→ Exercise brief
Extract the run of lines that starts at the top of the records below and ends at the line with "linewidth=0.6, label=series_names[1], zorder=3)", keeping both ends and excluding pictures.

→ Records with drawing code
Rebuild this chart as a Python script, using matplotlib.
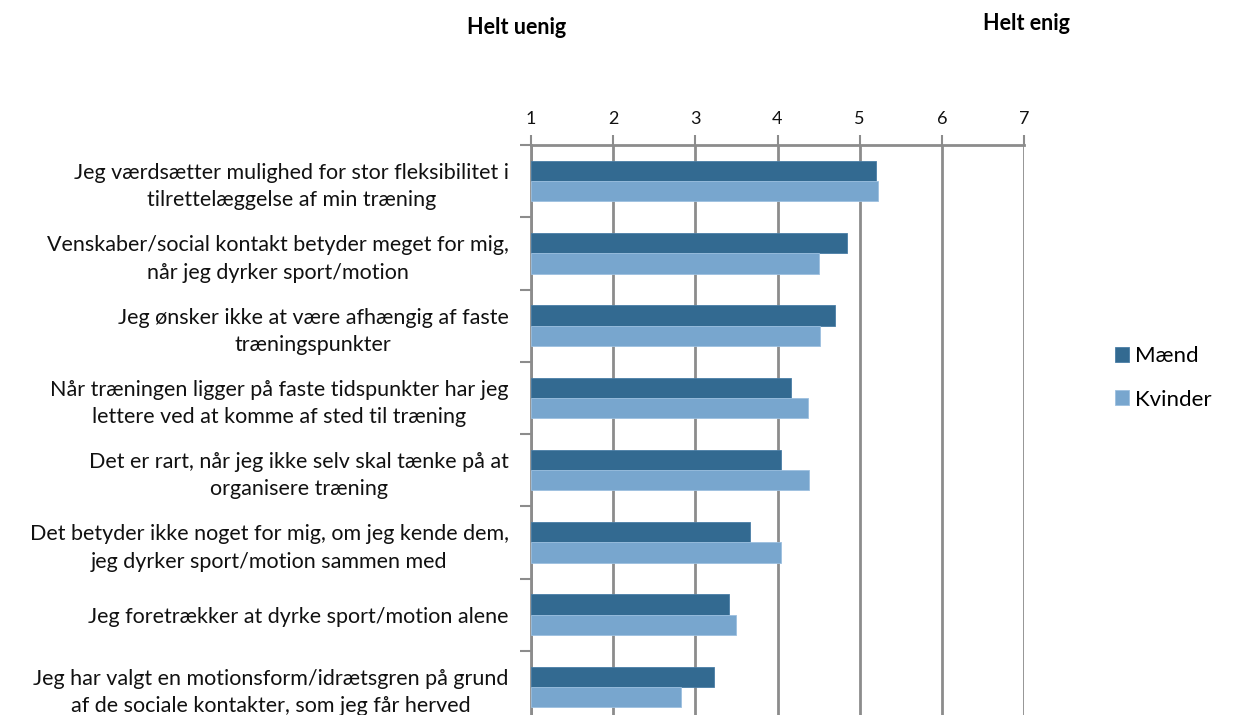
import matplotlib
matplotlib.use("Agg")
import matplotlib.pyplot as plt
import numpy as np

plt.rcParams['font.family'] = ['Lato', 'DejaVu Sans']

categories = [
    "Jeg værdsætter mulighed for stor fleksibilitet i\ntilrettelæggelse af min træning",
    "Venskaber/social kontakt betyder meget for mig,\nnår jeg dyrker sport/motion",
    "Jeg ønsker ikke at være afhængig af faste\ntræningspunkter",
    "Når træningen ligger på faste tidspunkter har jeg\nlettere ved at komme af sted til træning",
    "Det er rart, når jeg ikke selv skal tænke på at\norganisere træning",
    "Det betyder ikke noget for mig, om jeg kende dem,\njeg dyrker sport/motion sammen med",
    "Jeg foretrækker at dyrke sport/motion alene",
    "Jeg har valgt en motionsform/idrætsgren på grund\naf de sociale kontakter, som jeg får herved",
]
maend = [5.20, 4.85, 4.70, 4.16, 4.04, 3.67, 3.41, 3.23]
kvinder = [5.22, 4.50, 4.52, 4.37, 4.38, 4.04, 3.49, 2.82]
x_ticks = [1, 2, 3, 4, 5, 6, 7]
series_names = ["Mænd", "Kvinder"]

dark = "#336a91"
light = "#78a6ce"
grid_col = "#8c8c8c"

fig = plt.figure(figsize=(12.39, 7.15), dpi=100)
left, right = 531 / 1239, 1024 / 1239
top, bottom = 1 - 145 / 715, 1 - 723 / 715
ax = fig.add_axes([left, bottom, right - left, top - bottom])

n = len(categories)
y = np.arange(n)
h = 0.28
ax.barh(y - h / 2, np.array(maend) - 1, left=1, height=h, color=dark,
        edgecolor="#4a7ea6", linewidth=0.6, label=series_names[0], zorder=3)
ax.barh(y + h / 2, np.array(kvinder) - 1, left=1, height=h, color=light,
        edgecolor="#9cc0e0", linewidth=0.6, label=series_names[1], zorder=3)

ax.set_xlim(1, 7)
ax.set_ylim(n - 0.5, -0.5)
ax.xaxis.tick_top()
ax.set_xticks(x_ticks)
ax.set_xticklabels([str(t) for t in x_ticks], fontsize=13)
ax.tick_params(axis='x', direction='out', length=7, width=1.5, color=grid_col,
               pad=6, labelcolor="#111111")
ax.grid(axis='x', color=grid_col, linewidth=2, zorder=0)

# category labels centered between the boundary ticks
ax.set_yticks(y)
ax.set_yticklabels(categories, fontsize=15.5, multialignment='center',
                   linespacing=1.45)
ax.tick_params(axis='y', length=0, pad=16, labelcolor="#111111")
ax.set_yticks(np.arange(n + 1) - 0.5, minor=True)
ax.tick_params(axis='y', which='minor', direction='out', length=8, width=1.5,
               color=grid_col)

for s in ['right', 'bottom']:
    ax.spines[s].set_visible(False)
for s in ['top', 'left']:
    ax.spines[s].set_color(grid_col)
    ax.spines[s].set_linewidth(2)

fig.text(517 / 1239, 1 - 27 / 715, "Helt uenig", fontsize=15.5, fontweight='bold',
         ha='center', va='center')
fig.text(1026 / 1239, 1 - 23 / 715, "Helt enig", fontsize=15.5, fontweight='bold',
         ha='center', va='center')

fig.legend(handles=ax.get_legend_handles_labels()[0],
           labels=series_names, loc='center left',
           bbox_to_anchor=(1095 / 1239, 1 - 378 / 715), frameon=False,
           fontsize=16, handlelength=0.65, handleheight=0.65,
           handletextpad=0.25, labelspacing=1.05)

fig.savefig("out.png", dpi=100)
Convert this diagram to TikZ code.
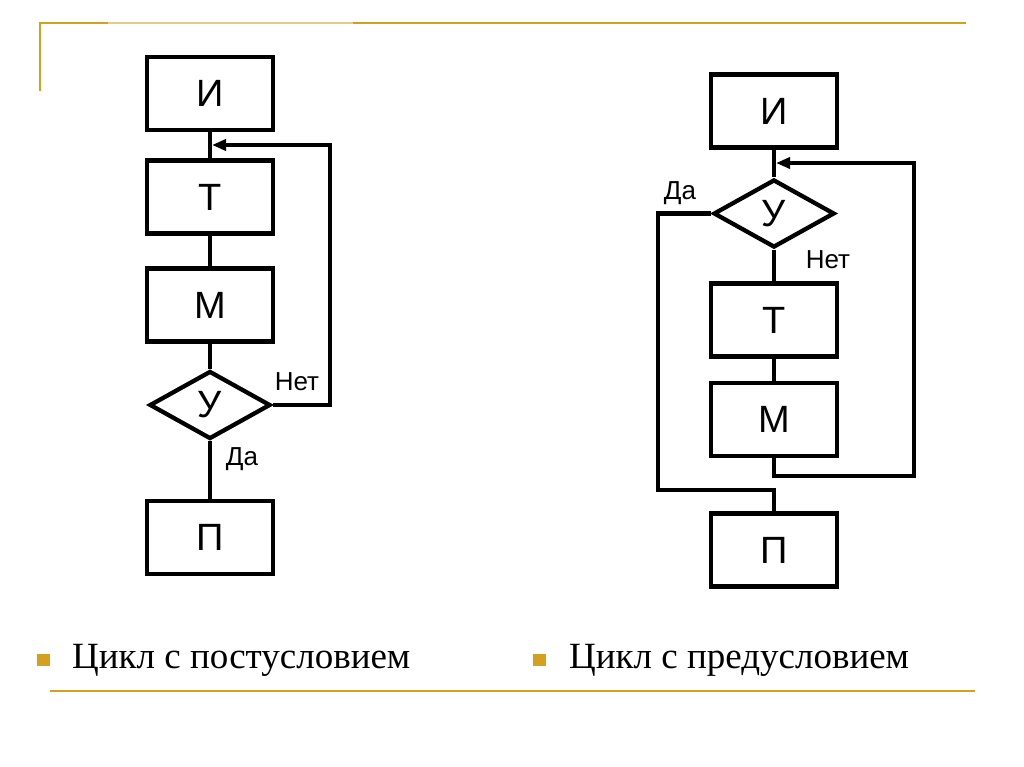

→ Response for this exercise
Rebuild this chart as a Python script, using matplotlib.
import matplotlib
matplotlib.use("Agg")
import matplotlib.pyplot as plt
import numpy as np

plt.rcParams['font.family'] = ['Lato', 'DejaVu Sans']

categories = [
    "Jeg værdsætter mulighed for stor fleksibilitet i\ntilrettelæggelse af min træning",
    "Venskaber/social kontakt betyder meget for mig,\nnår jeg dyrker sport/motion",
    "Jeg ønsker ikke at være afhængig af faste\ntræningspunkter",
    "Når træningen ligger på faste tidspunkter har jeg\nlettere ved at komme af sted til træning",
    "Det er rart, når jeg ikke selv skal tænke på at\norganisere træning",
    "Det betyder ikke noget for mig, om jeg kende dem,\njeg dyrker sport/motion sammen med",
    "Jeg foretrækker at dyrke sport/motion alene",
    "Jeg har valgt en motionsform/idrætsgren på grund\naf de sociale kontakter, som jeg får herved",
]
maend = [5.20, 4.85, 4.70, 4.16, 4.04, 3.67, 3.41, 3.23]
kvinder = [5.22, 4.50, 4.52, 4.37, 4.38, 4.04, 3.49, 2.82]
x_ticks = [1, 2, 3, 4, 5, 6, 7]
series_names = ["Mænd", "Kvinder"]

dark = "#336a91"
light = "#78a6ce"
grid_col = "#8c8c8c"

fig = plt.figure(figsize=(12.39, 7.15), dpi=100)
left, right = 531 / 1239, 1024 / 1239
top, bottom = 1 - 145 / 715, 1 - 723 / 715
ax = fig.add_axes([left, bottom, right - left, top - bottom])

n = len(categories)
y = np.arange(n)
h = 0.28
ax.barh(y - h / 2, np.array(maend) - 1, left=1, height=h, color=dark,
        edgecolor="#4a7ea6", linewidth=0.6, label=series_names[0], zorder=3)
ax.barh(y + h / 2, np.array(kvinder) - 1, left=1, height=h, color=light,
        edgecolor="#9cc0e0", linewidth=0.6, label=series_names[1], zorder=3)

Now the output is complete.